Stable Diffusion and Chat GPT and Logistic Regression

For a long time I have had this shibboleth on whether someone is a “statistics person or a machine learning person”. It is based on what they call regressions where the dependent variable is binary. Statisticians simply call it “logit” (there is also a “probit“).

Now, in terms of implementation as well, there is one big difference between the way “logit” is modelled versus “logistic regression”. For a logit model (if you are using python, you need to use the “statsmodels” package for this, not scikit learn), the number of observations needs to far exceed the number of independent variables.

Else, a matrix that needs to be inverted as part of the solution will turn out to be singular, and there will be no solution. I guess I betrayed my greater background in statistics than in Machine Learning when, in 2018, I wrote this blogpost on machine learning being a “process to tie down coefficients in maths models“.

For “logistic regression” (as opposed to “logit”) puts no such constraint – on the regression matrix being invertible. Instead of actually inverting the matrix, machine learning approaches simply focus on learning the terms of the inverted matrix using gradient descent (basically the opposite of hill climbing), so mathematical inconveniences such as matrices that cannot be inverted are moot there.

And so you have logistic regression models with thousands of variables, often calibrated with a fewer number of data points. To be honest, I can’t understand this fully – without sufficient information (data points) to calibrate the coefficients, there will always be a sense of randomness in the output. The model has too many degrees of freedom, and so there is additional information the model is supplying (apart from what was supplied in the training data!).

Of late I have been playing a fair bit with generative AI (primarily ChatGPT and Stable Diffusion). The other day, my daughter and I were alone in my in-laws’ house, and I told her “look I’ve brought my personal laptop along, if you want we can play with it”. And she had demanded that she “play with stable diffusion”. This is the image she got for “tiger chasing deer”.

I have written earlier here about how the likes of ChatGPT and Stable Diffusion in a way redefine “information content“.

 

And if you think about it, almost by definition, “generative AI” creates information (and hallucinates, like in the above pic). Traditionally speaking, a “picture is worth a thousand words”, but if you can generate a picture with just a few words of prompt, the information content in it is far less than a thousand words.

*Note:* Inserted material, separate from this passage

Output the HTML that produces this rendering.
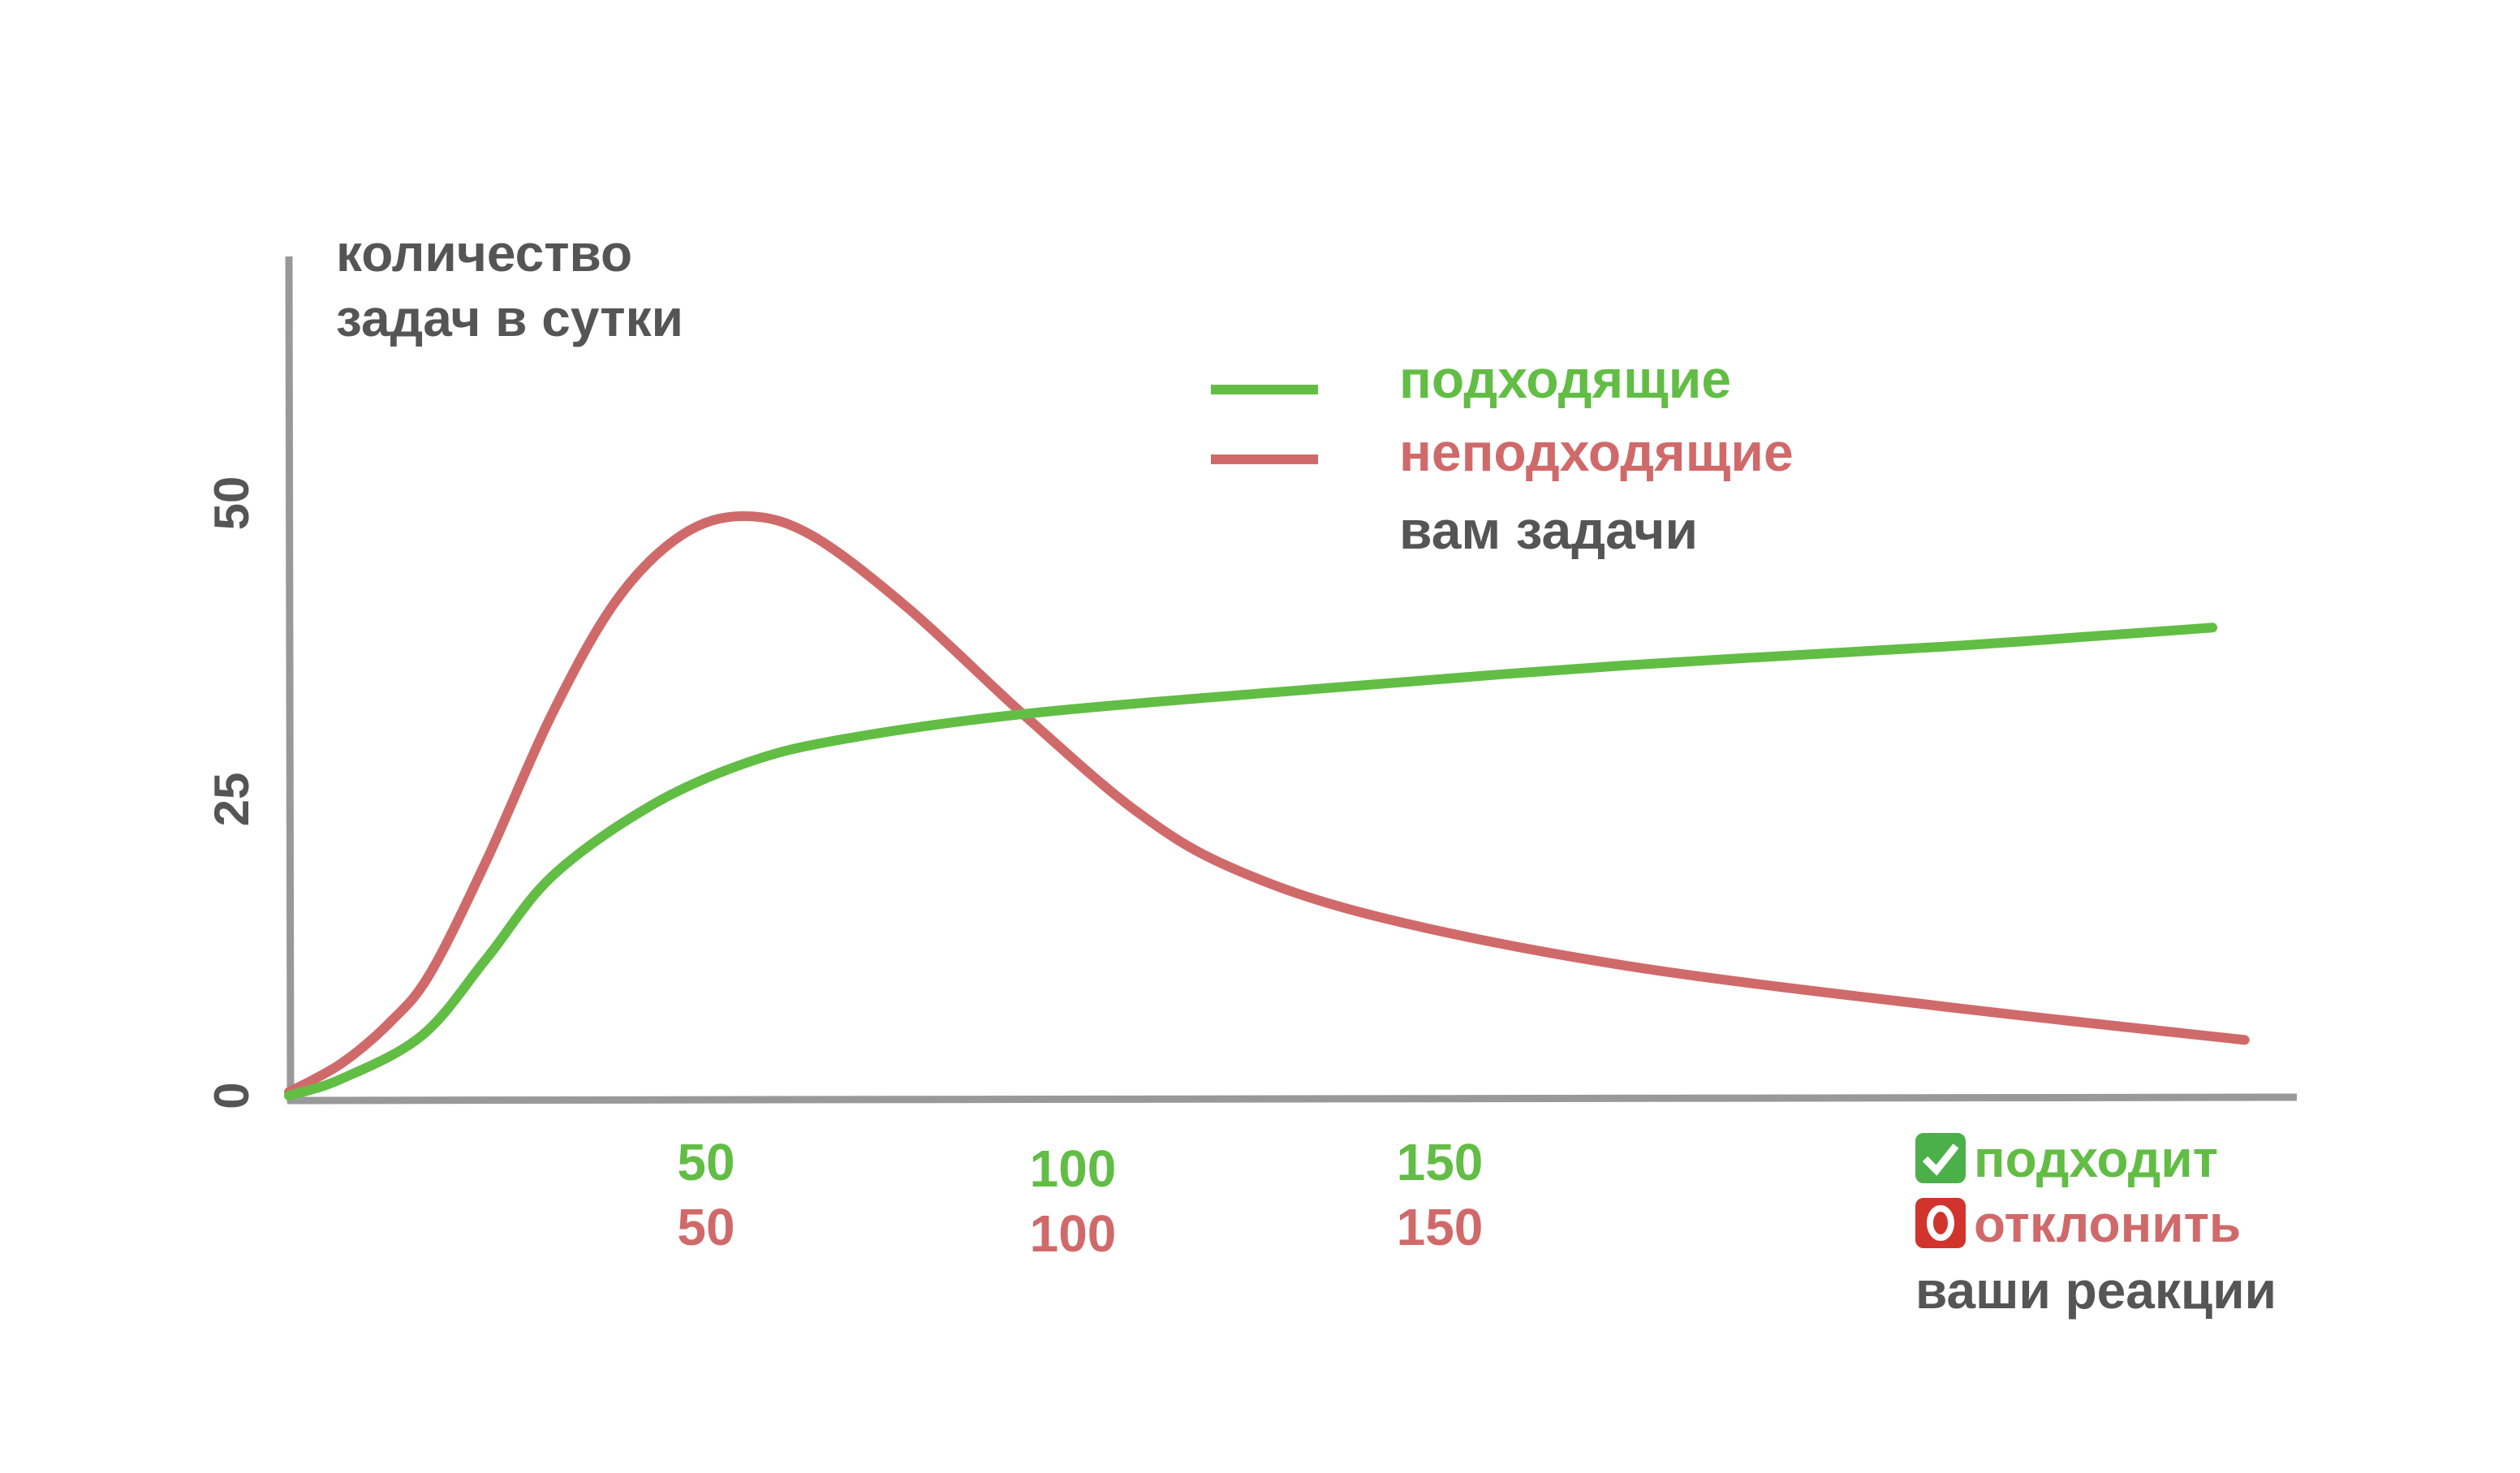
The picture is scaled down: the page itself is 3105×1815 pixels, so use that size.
<!DOCTYPE html>
<html><head><meta charset="utf-8"><style>
html,body{margin:0;padding:0;background:#fff;}
svg{display:block;font-family:"Liberation Sans",sans-serif;font-weight:bold;}
</style></head><body>
<svg id="chart" width="3105" height="1815" viewBox="0 0 3105 1815" xmlns="http://www.w3.org/2000/svg">
<rect width="3105" height="1815" fill="#fff"/>
<g id="axes">
<line x1="356" y1="316" x2="358" y2="1358" stroke="#999" stroke-width="9"/>
<line x1="354" y1="1356" x2="2830" y2="1352" stroke="#999" stroke-width="9"/>
</g>
<text x="414" y="334" font-size="64" fill="#555">количество</text>
<text x="414" y="414" font-size="64" fill="#555">задач в сутки</text>
<g id="yticks"></g>
<g id="xticks"></g>
<g id="series"></g>
<g>
<line x1="1492" y1="480" x2="1624" y2="480" stroke="#62bd45" stroke-width="12"/>
<line x1="1492" y1="566" x2="1624" y2="566" stroke="#d06a6a" stroke-width="12"/>
<text x="1724" y="490" font-size="66" fill="#62bd45">подходящие</text>
<text x="1724" y="580" font-size="66" fill="#d06a6a">неподходящие</text>
<text x="1724" y="676" font-size="66" fill="#555">вам задачи</text>
</g>
<g>
<rect x="2360" y="1396" width="62" height="62" rx="10" fill="#4cb04a"/>
<path d="M2372 1428 l14 14 l24 -30" stroke="#fff" stroke-width="9" fill="none"/>
<text x="2432" y="1450" font-size="64" fill="#62bd45">подходит</text>
<rect x="2360" y="1476" width="62" height="62" rx="10" fill="#d0342c"/>
<ellipse cx="2391" cy="1507" rx="13" ry="18" stroke="#fff" stroke-width="8" fill="none"/>
<text x="2432" y="1530" font-size="64" fill="#d06a6a">отклонить</text>
<text x="2360" y="1612" font-size="64" fill="#555">ваши реакции</text>
</g>
</svg>
<script>
const yTicks = [0, 25, 50];
const xTicks = [50, 100, 150];
const greenX = [0, 6.8, 17.4, 25.8, 34.3, 47, 59.7, 72.4, 95.7, 131.6, 174, 216, 250.8];
const greenY = [0, 1.4, 5.1, 11.6, 18.5, 24.4, 28.1, 30.1, 32.2, 34.2, 36.3, 37.9, 39.5];
const redX = [0, 6.8, 13.2, 18.4, 25.8, 34.3, 42.7, 51.2, 59.3, 68.1, 80.8, 95.7, 110.5, 123, 142, 174, 216, 255];
const redY = [0.3, 2.7, 6.2, 10.3, 19.9, 32.2, 41.8, 47.3, 48.9, 47.3, 41.1, 32.2, 24, 19.2, 15.1, 11, 7.5, 4.7];

const NS = "http://www.w3.org/2000/svg";
const sx = v => 356 + v * 9.45;
const sy = v => 1350 - v * 14.6;
const lx = v => 418 + v * 9.04;

const yg = document.getElementById('yticks');
yTicks.forEach(t => {
  const el = document.createElementNS(NS, 'text');
  
  
  el.setAttribute('transform', `translate(306,${sy(t)}) rotate(-90)`);
  el.setAttribute('text-anchor', 'middle');
  el.setAttribute('font-size', '60');
  el.setAttribute('fill', '#555');
  el.textContent = t;
  yg.appendChild(el);
});
const xg = document.getElementById('xticks');
xTicks.forEach(t => {
  [['#62bd45', 1454, 'x-tick-label-accept'], ['#d06a6a', 1534, 'x-tick-label-reject']].forEach(([c, y, n]) => {
    const el = document.createElementNS(NS, 'text');
    
    
    el.setAttribute('x', lx(t));
    el.setAttribute('y', y + (t === 100 ? 8 : 0));
    el.setAttribute('text-anchor', 'middle');
    el.setAttribute('font-size', '64');
    el.setAttribute('fill', c);
    el.textContent = t;
    xg.appendChild(el);
  });
});
function pathFor(xs, ys) {
  const p = xs.map((x, i) => [sx(x), sy(ys[i])]);
  let d = `M${p[0][0]},${p[0][1]}`;
  for (let i = 0; i < p.length - 1; i++) {
    const p0 = p[i - 1] || p[i], p1 = p[i], p2 = p[i + 1], p3 = p[i + 2] || p2;
    const c1 = [p1[0] + (p2[0] - p0[0]) / 6, p1[1] + (p2[1] - p0[1]) / 6];
    const c2 = [p2[0] - (p3[0] - p1[0]) / 6, p2[1] - (p3[1] - p1[1]) / 6];
    d += ` C${c1[0]},${c1[1]} ${c2[0]},${c2[1]} ${p2[0]},${p2[1]}`;
  }
  return d;
}
const sg = document.getElementById('series');
[[redX, redY, '#d06a6a', 'line-unsuitable'], [greenX, greenY, '#62bd45', 'line-suitable']].forEach(([xs, ys, c, n]) => {
  const el = document.createElementNS(NS, 'path');
  
  
  el.setAttribute('d', pathFor(xs, ys));
  el.setAttribute('stroke', c);
  el.setAttribute('stroke-width', '12');
  el.setAttribute('fill', 'none');
  el.setAttribute('stroke-linecap', 'round');
  sg.appendChild(el);
});
</script>
</body></html>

In some sense, this reminds me of “logistic regression” once again. By definition (because it is generative), there is insufficient “tying down of coefficients”, because of which the AI inevitably ends up “adding value of its own”, which by definition is random.

So, you will end up getting arbitrary results. ChatGPT often gives you wrong answers to questions. Dall-E and Midjourney and Stable Diffusion will return nonsense images such as the above. Because a “generative AI” needs to create information, by definition, all the coefficients of the model cannot be well calibrated. 

And the consequence of this is that however good these AIs get, however much data is used to train them, there will always be an element of randomness to them. There will always be test cases where they give funny results.

No, AGI is not here yet.

Why AI will always be biased

Out on Marginal Revolution, Alex Tabarrok has an excellent post on why “sexism and racism will never diminish“, even when people on the whole become less sexist and racist. The basic idea is that there is always a frontier – even when we all become less sexist or racist, there will be people who will  be more sexist or racist than the others and they will get called out as extremists.

To quote a paper that Tabarrok has quoted (I would’ve used a double block-quote for this if WordPress allowed it):

…When blue dots became rare, purple dots began to look blue; when threatening faces became rare, neutral faces began to appear threatening; and when unethical research proposals became rare, ambiguous research proposals began to seem unethical. This happened even when the change in the prevalence of instances was abrupt, even when participants were explicitly told that the prevalence of instances would change, and even when participants were instructed and paid to ignore these changes.

Elsewhere, Kaiser Fung has a nice post on some of his learnings from a recent conference on Artificial Intelligence that he attended. The entire post is good, and I’ll probably comment on it in detail in my next newsletter, but there is one part that reminded me of Tabarrok’s post – on bias in AI.

Quoting Fung (no, this is not a two-level quote. it’s from his blog post):

Another moment of the day is when one speaker turned to the conference organizer and said “It’s become obvious that we need to have a bias seminar. Have a single day focused on talking about bias in AI.” That was his reaction to yet another question from the audience about “how to eliminate bias from AI”.

As a statistician, I was curious to hear of the earnest belief that bias can be eliminated from AI. Food for thought: let’s say an algorithm is found to use race as a predictor and therefore it is racially biased. On discovering this bias, you remove the race data from the equation. But if you look at the differential impact on racial groups, it will still exhibit bias. That’s because most useful variables – like income, education, occupation, religion, what you do, who you know – are correlated with race.

This is exactly like what Tabarrok mentioned about humans being extremist in whatever way. You take out the most obvious biases, and the next level of biases will stand out. And so on ad infinatum.